La musique est un véhicule incroyable pour aller à la rencontre des autres, de régions ou de langues lointaines. J’ai souvenir de ma première rencontre avec des musiciens ouzbek à Tachkent. J’étais allé vers eux par passion pour leur musique, leurs instruments et leur manière d’en jouer. Fallait-il encore qu’ils trouvent de leur côté l’espace pour s’exprimer. J’y suis donc allé avec prudence, accompagné d’un interprète afin de faciliter la communication et puis très vite, nous nous sommes trouvés musicalement. Le blues a aussi cette vertu : c’est un espéranto musical qui permet de se connecter à toutes sortes de gens et de musiques.

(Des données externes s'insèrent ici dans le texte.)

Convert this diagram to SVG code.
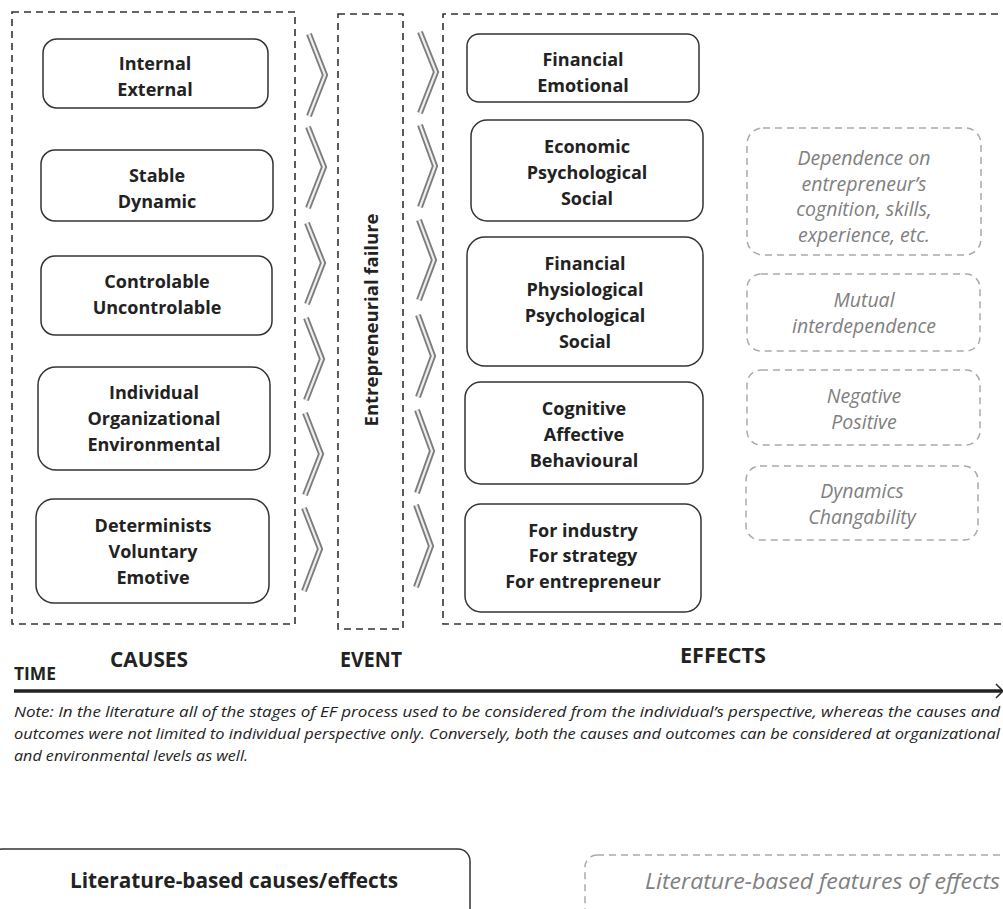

Recueilli par Serge Bonnery
(1) Mademoiselle, qui réunit Mehdi Haddab (oud électrique) et Sofiane Said (voix, claviers, machines, basse) autour de Rodolphe Burger, a fait l’objet d’un album sorti sous le label Dernière Bande.
(2) Guitariste de rock anglais qui s’est tourné vers les musiques africaines.
(3) Le livre Wonderama, co-signé par Vinciane Despret (texte), Hugues Reip (dessins) et Rodolphe Burger (musique) est publié aux éditions Macula.
(4) La chanson Cheval-mouvement figure sur l’album éponyme réalisé en 1993 pour le label Dernière Bande.